Now when the CSS file is received - the browser in parallel starts with the execution of the CSS file - to create the CSS object Model - The CSSOM. The CSSOM looks very much like the DOM except that its contents are the css style specifications - which get refined based on when that element’s style was referred the last and how specifically was that targeted.
This is how the CSSOM looks like:

Both of these object model trees are parsed by the Rendering Engine. For example Safari uses Webkit. Chrome uses a fork of Webkit called Blink. And Firefox uses an open source engine - gecko. These are what are responsible for converting the CSS and HTML files into CSSOM and DOM respectively. After which they are dumped into the content sink for sometime before being picked by the rendering engine again for one final process to get the final model it can work with.
But I think we are missing something. What about the scripts.
The Javascript Execution
While the document is being parsed if the parser encounters the script tag - it will halt all execution and hail the command of the Javascript. The Javascript is processed by the Javascript Engine. Different browsers use different engines. Chrome uses V8 engine while Apple’s Safari Browser uses JavaScriptCore Engine. Firefox uses SpiderMonkey.
The DOM creation and HTML parsing is stopped because Javascript has the power to change the DOM. That is why heavy scripts can cause lag in the website. And it is also the same reason as to why it is preferred to have the script tag at the end of the body.
The Render Tree Creation
Once the CSSOM and DOM are ready - the render tree construction starts.
The Rendering Engine combines the DOM and CSSOM - overlaps them and decides what elements will stay - what content and what properties they have and also retains their structure.
Some elements like the ones with display:none in CSS are omitted - tho visibility:hidden in processed because it still occupies space on the screen.

Once this tree is constructed then its time to use the screen as the canvas and paint it with beautiful pixels.
Layout and Reflow
In this section - the browser works on deciding the size of the window - to showcase the elements. It recursively traverses each node in the render tree and finalizes its size based on the css attributes. Once that is done the browser knows what element will occupy what size. This calculation is extremely heavy as it involves a lot of mathematical operations to be performed. This is called the Layout Stage.
Sometimes when Javascript of some action causes change in attributes of an element - like loading of an image - or a button popping up due to click - the sizes need to be calculated again. This process is called as reflow .
Painting And Display
Now that the screen sizes and section of each element is clear - the browser is now responsible for filling in the void with colors- the pixels. The browser recursively calls the paint() method for each node recursively in the render tree and used the UI backend to execute the commands which directly talks to the OS.

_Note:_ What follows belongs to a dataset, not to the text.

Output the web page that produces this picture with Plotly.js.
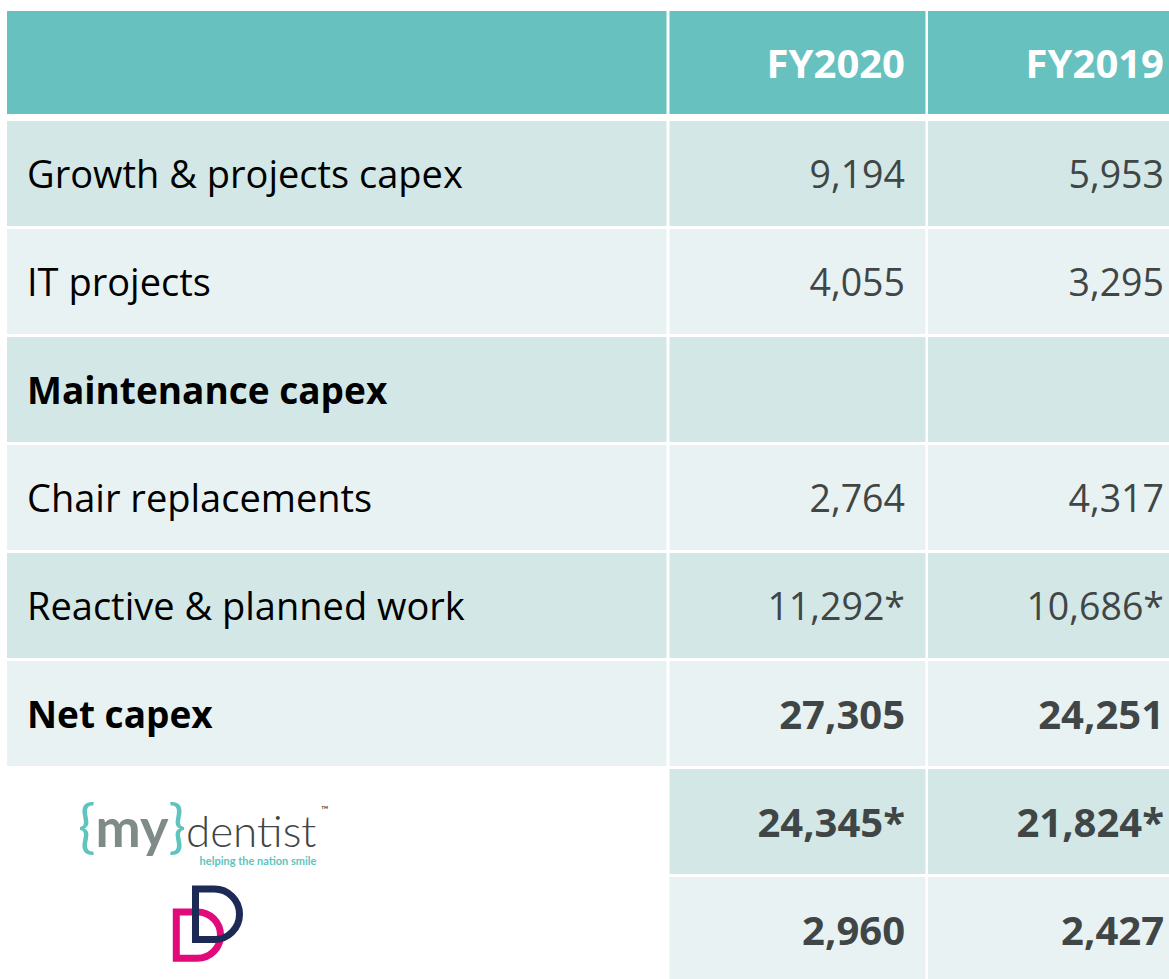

After this entire process is done - then we see all those beautiful websites on our favorite browser. The browser is a feat of software engineering that is to be respected for the sheer amount of design and creativity it has taken to develop - and needless to say it is the backbone of the current internet. Learning the browser and understanding how it works not only separates us from the crowd but also makes us join into the thought process of those people who were able to envision it.